Es blieb im Verlaufe der Geschichte nicht bei Steinhaufen, sondern es wurden Zäune und Mauern gebaut, die nicht immer so gewaltig waren wie der römische Limes oder die Chinesische Mauer. Es gab Wachtürme auf Bergpässen, schier unüberwindliche Grenzen mit Selbstschuss-Anlagen wie zwischen Bundesrepublik und der DDR, oder wie jetzt zwischen den beiden koreanischen Staaten.
“Die Grenzen der mittelalterlichen Reiche unterlagen raschen Veränderungen. Das beruht darauf, dass die politische Gliederung der Territorien nicht Sache des dauerhaft sesshaften Volkes, sondern Angelegenheit der rasch wechselnden Herrscher war.”
Grenzen wurden in aller Regel durch Gewalt verändert, und behielten durch Gewöhnung ihre Form - bis sie möglicherweise erneut verändert wurden. Alexander Demandt erzählt die Geschichte der Grenzen in leichtem Plauderton, trotz der durchaus populären Sprache genügt sein Werk wissenschaftlichen Ansprüchen. Anmerkungen, Karten, Register, Literaturliste - das kann der Leser oder die Leserin nach eigenem Gusto nutzen, oder sich einfach dem Lesevergnügen widmen. Und wenn dann doch wissenschaftliche Termini auftauchen, erschließen sie sich in aller Regel aus dem Kontext, machen die Lektüre aber schon anspruchsvoll.

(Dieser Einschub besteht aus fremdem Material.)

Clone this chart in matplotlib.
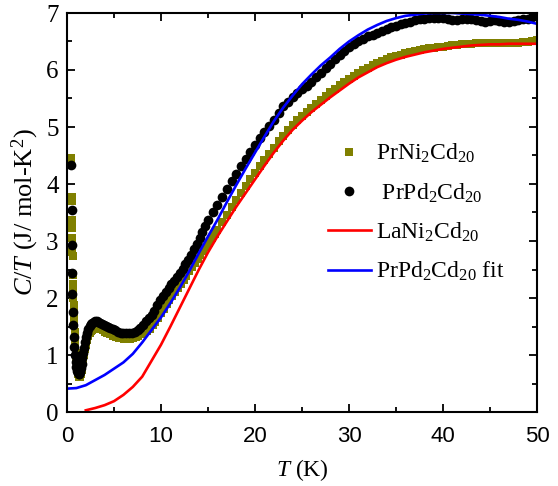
import matplotlib
matplotlib.use("Agg")
import matplotlib.pyplot as plt
from matplotlib.ticker import MultipleLocator

# ---------------- data ----------------
# PrPd2Cd20 (black circles)
T_pd = [0.45, 0.48, 0.50, 0.53, 0.56, 0.60, 0.64, 0.70, 0.77, 0.85, 0.93, 1.00,
        1.08, 1.16, 1.24, 1.32, 1.40, 1.48, 1.56, 1.64, 1.72, 1.80, 1.90, 2.00,
        2.12, 2.25, 2.40, 2.55, 2.70, 2.85, 3.00, 3.15, 3.30, 3.50, 3.70, 3.90,
        4.10, 4.35, 4.60, 4.85, 5.10, 5.40, 5.70, 6.00, 6.30, 6.60, 6.90, 7.20,
        7.50, 7.80, 8.10, 8.40, 8.70, 9.00, 9.30, 9.60, 9.90, 10.2, 10.5, 10.8,
        11.1, 11.4, 11.7, 12.0, 12.3, 12.6, 12.9, 13.2, 13.5, 13.8, 14.1, 14.4,
        14.7, 15.0, 15.5, 16.0, 16.5, 17.0, 17.5, 18.0, 18.5, 19.0, 19.5, 20.0,
        20.5, 21.0, 21.5, 22.0, 22.5, 23.0, 23.5, 24.0, 24.5, 25.0, 25.5, 26.0,
        26.5, 27.0, 27.5, 28.0, 28.5, 29.0, 29.5, 30.0, 30.5, 31.0, 31.5, 32.0,
        32.5, 33.0, 33.5, 34.0, 34.5, 35.0, 35.5, 36.0, 36.5, 37.0, 37.5, 38.0,
        38.5, 39.0, 39.5, 40.0, 40.5, 41.0, 41.5, 42.0, 42.5, 43.0, 43.5, 44.0,
        44.5, 45.0, 45.5, 46.0, 46.5, 47.0, 47.5, 48.0, 48.5, 49.0, 49.5, 50.0]
C_pd = [4.33, 3.54, 2.93, 2.44, 2.07, 1.75, 1.53, 1.32, 1.14, 1.00, 0.88, 0.79,
        0.72, 0.68, 0.66, 0.67, 0.71, 0.77, 0.85, 0.94, 1.03, 1.12, 1.22, 1.31,
        1.39, 1.46, 1.51, 1.55, 1.57, 1.58, 1.59, 1.59, 1.58, 1.57, 1.55, 1.53,
        1.51, 1.49, 1.47, 1.45, 1.43, 1.41, 1.39, 1.38, 1.38, 1.38, 1.39, 1.41,
        1.44, 1.48, 1.53, 1.59, 1.65, 1.71, 1.78, 1.87, 1.96, 2.04, 2.11, 2.17,
        2.24, 2.30, 2.37, 2.43, 2.51, 2.59, 2.67, 2.76, 2.86, 2.95, 3.05, 3.16,
        3.26, 3.36, 3.50, 3.64, 3.78, 3.91, 4.05, 4.18, 4.31, 4.44, 4.56, 4.68,
        4.80, 4.91, 5.02, 5.13, 5.25, 5.36, 5.44, 5.52, 5.59, 5.66, 5.72, 5.79,
        5.87, 5.95, 6.03, 6.11, 6.19, 6.26, 6.33, 6.40, 6.45, 6.50, 6.55, 6.59,
        6.62, 6.65, 6.69, 6.72, 6.75, 6.77, 6.80, 6.83, 6.85, 6.87, 6.89, 6.90,
        6.91, 6.91, 6.92, 6.91, 6.90, 6.88, 6.88, 6.89, 6.90, 6.89, 6.87, 6.86,
        6.85, 6.86, 6.87, 6.86, 6.85, 6.85, 6.86, 6.88, 6.90, 6.90, 6.93, 6.95]

# PrNi2Cd20 (olive squares)
T_ni = [0.45, 0.47, 0.50, 0.52, 0.53, 0.55, 0.57, 0.58, 0.60, 0.62, 0.64, 0.66,
        0.68, 0.70, 0.72, 0.75, 0.78, 0.82, 0.86, 0.90, 0.95, 1.00, 1.06, 1.12,
        1.18, 1.25, 1.32, 1.40, 1.48, 1.56, 1.64, 1.72, 1.80, 1.90, 2.00, 2.12,
        2.25, 2.40, 2.55, 2.70, 2.85, 3.00, 3.20, 3.40, 3.60, 3.80, 4.00, 4.30,
        4.60, 4.90, 5.20, 5.50, 5.80, 6.10, 6.40, 6.70, 7.00, 7.30, 7.60, 7.90,
        8.20, 8.50, 8.80, 9.10, 9.40, 9.70, 10.0, 10.3, 10.6, 10.9, 11.2, 11.5,
        11.8, 12.1, 12.4, 12.7, 13.0, 13.3, 13.6, 13.9, 14.2, 14.5, 14.8, 15.1,
        15.4, 15.7, 16.0, 16.5, 17.0, 17.5, 18.0, 18.5, 19.0, 19.5, 20.0, 20.5,
        21.0, 21.5, 22.0, 22.5, 23.0, 23.5, 24.0, 24.5, 25.0, 25.5, 26.0, 26.5,
        27.0, 27.5, 28.0, 28.5, 29.0, 29.5, 30.0, 30.5, 31.0, 31.5, 32.0, 32.5,
        33.0, 33.5, 34.0, 34.5, 35.0, 35.5, 36.0, 36.5, 37.0, 37.5, 38.0, 38.5,
        39.0, 39.5, 40.0, 40.5, 41.0, 41.5, 42.0, 42.5, 43.0, 43.5, 44.0, 44.5,
        45.0, 45.5, 46.0, 46.5, 47.0, 47.5, 48.0, 48.5, 49.0, 49.5, 50.0]
C_ni = [4.45, 4.38, 3.78, 3.70, 3.37, 3.22, 3.05, 2.81, 2.74, 2.40, 2.25, 2.12,
        2.00, 1.88, 1.76, 1.64, 1.52, 1.40, 1.28, 1.16, 1.04, 0.92, 0.81, 0.72,
        0.66, 0.62, 0.61, 0.62, 0.67, 0.74, 0.82, 0.91, 1.00, 1.10, 1.18, 1.26,
        1.33, 1.38, 1.42, 1.44, 1.46, 1.47, 1.47, 1.46, 1.45, 1.43, 1.41, 1.38,
        1.36, 1.34, 1.32, 1.30, 1.29, 1.28, 1.28, 1.28, 1.29, 1.31, 1.33, 1.36,
        1.39, 1.42, 1.46, 1.52, 1.58, 1.65, 1.73, 1.81, 1.89, 1.97, 2.04, 2.11,
        2.18, 2.25, 2.32, 2.39, 2.47, 2.54, 2.61, 2.68, 2.75, 2.82, 2.89, 2.97,
        3.05, 3.12, 3.20, 3.33, 3.46, 3.59, 3.72, 3.84, 3.96, 4.08, 4.20, 4.31,
        4.42, 4.53, 4.64, 4.75, 4.85, 4.95, 5.04, 5.12, 5.20, 5.27, 5.34, 5.41,
        5.48, 5.55, 5.61, 5.67, 5.73, 5.79, 5.85, 5.90, 5.95, 6.00, 6.04, 6.08,
        6.12, 6.16, 6.19, 6.22, 6.25, 6.27, 6.29, 6.31, 6.33, 6.35, 6.36, 6.38,
        6.39, 6.40, 6.41, 6.42, 6.43, 6.44, 6.45, 6.46, 6.46, 6.47, 6.47, 6.47,
        6.47, 6.48, 6.48, 6.48, 6.48, 6.48, 6.48, 6.49, 6.49, 6.50, 6.52]

# LaNi2Cd20 (red line)
T_la = [2, 3, 4, 5, 6, 7, 8, 9, 10, 11, 12, 13, 14, 15, 16, 17, 18, 19, 20,
        21, 22, 23, 24, 25, 26, 27, 28, 29, 30, 31, 32, 33, 34, 35, 36, 37, 38,
        39, 40, 41, 42, 43, 44, 45, 46, 47, 48, 49, 50]
C_la = [0.03, 0.07, 0.12, 0.19, 0.30, 0.44, 0.62, 0.90, 1.18, 1.50, 1.83, 2.16,
        2.49, 2.80, 3.08, 3.34, 3.60, 3.84, 4.08, 4.32, 4.55, 4.76, 4.95, 5.11,
        5.26, 5.39, 5.52, 5.64, 5.76, 5.87, 5.96, 6.05, 6.12, 6.18, 6.23, 6.27,
        6.31, 6.34, 6.37, 6.39, 6.41, 6.43, 6.44, 6.45, 6.45, 6.46, 6.46, 6.46,
        6.46]

# PrPd2Cd20 fit (blue line)
T_fit = [0, 1, 2, 3, 4, 5, 6, 7, 8, 9, 10, 11, 12, 13, 14, 15, 16, 17, 18, 19,
         20, 21, 22, 23, 24, 25, 26, 27, 28, 29, 30, 31, 32, 33, 34, 35, 36, 37,
         38, 39, 40, 41, 42, 43, 44, 45, 46, 47, 48, 49, 50]
C_fit = [0.41, 0.42, 0.47, 0.56, 0.65, 0.76, 0.87, 1.02, 1.22, 1.44, 1.66, 1.91,
         2.18, 2.47, 2.78, 3.08, 3.37, 3.68, 3.98, 4.27, 4.55, 4.83, 5.10, 5.34,
         5.55, 5.75, 5.92, 6.08, 6.22, 6.37, 6.50, 6.61, 6.71, 6.79, 6.86, 6.91,
         6.95, 6.97, 6.99, 7.00, 7.00, 7.00, 6.99, 6.98, 6.97, 6.95, 6.93, 6.90,
         6.88, 6.85, 6.81]

labels = [r'PrNi$_2$Cd$_{20}$', r' PrPd$_2$Cd$_{20}$',
          r'LaNi$_2$Cd$_{20}$', r'PrPd$_2$Cd$_{20}$ fit']

# ---------------- style ----------------
plt.rcParams['font.family'] = ['Liberation Serif', 'DejaVu Serif']
plt.rcParams['mathtext.fontset'] = 'custom'
plt.rcParams['mathtext.rm'] = 'Liberation Serif'
plt.rcParams['mathtext.it'] = 'Liberation Serif:italic'
plt.rcParams['mathtext.bf'] = 'Liberation Serif:bold'

fig = plt.figure(figsize=(5.58, 4.86), dpi=100)
ax = fig.add_axes([67 / 558, 1 - 412 / 486, 470 / 558, 399 / 486])

ax.plot(T_ni, C_ni, 's', color='#808000', ms=5.2, mec='#808000', mew=0, label=labels[0])
ax.plot(T_pd, C_pd, 'o', color='black', ms=7.0, mew=0, label=labels[1])
ax.plot(T_la, C_la, '-', color='#ff0000', lw=1.9, label=labels[2])
ax.plot(T_fit, C_fit, '-', color='#0000ff', lw=1.9, label=labels[3])

ax.set_xlim(0, 50)
ax.set_ylim(0, 7)
ax.xaxis.set_major_locator(MultipleLocator(10))
ax.xaxis.set_minor_locator(MultipleLocator(5))
ax.yaxis.set_major_locator(MultipleLocator(1))
ax.yaxis.set_minor_locator(MultipleLocator(0.5))

for s in ax.spines.values():
    s.set_linewidth(1.5)
ax.tick_params(which='both', direction='in', top=True, right=True, width=1.3)
ax.tick_params(which='major', length=6)
ax.tick_params(which='minor', length=3.5)
ax.tick_params(axis='y', labelsize=18, pad=6)
ax.tick_params(axis='x', labelsize=16, pad=10, labelfontfamily='Liberation Sans')

ax.set_xlabel(r'$T$ (K)', fontsize=17, labelpad=7)
ax.set_ylabel(r'$C/T$ (J/ mol-K$^2$)', fontsize=19, labelpad=4)

leg = ax.legend(loc='upper left', bbox_to_anchor=((328 - 67) / 470, (412 - 142) / 399),
                frameon=False, fontsize=17, handlelength=1.8, handletextpad=0.25,
                labelspacing=0.68, borderpad=0, borderaxespad=0, markerscale=1.0)

fig.savefig('out.png', dpi=100)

An anderer Stelle lernt der Leser etwas über Begriffe, die ihm bislang möglicherweise nicht so vertraut waren. So weist “Mark” bei einer Landschaftsbezeichnung darauf hin, dass es sich hier um Grenzbereiche handelt, oder einst gehandelt hat, wenn das jeweilige Land expandierte und die Mark ins Inland rückte. Das Beispiel zeigt, “Grenzen” ist ein umfassendes Geschichtsbuch - mit einem sehr speziellen Blickwinkel.
Fazit
“Grenzen” ist nach meiner Überzeugung ein überaus lesenswertes Buch, für historisch interessierte Leserinnen und Leser in meinen Augen sogar eine echte Pflichtlektüre. Das in vielerlei Hinsicht faszinierende Thema der Grenzen nimmt Alexander Demandt als Aufhänger für einen “Parforceritt” durch die Geschichte der Menschheit. Spannend zu lesen, anschaulich erklärt und zum Nachdenken anregend zugleich.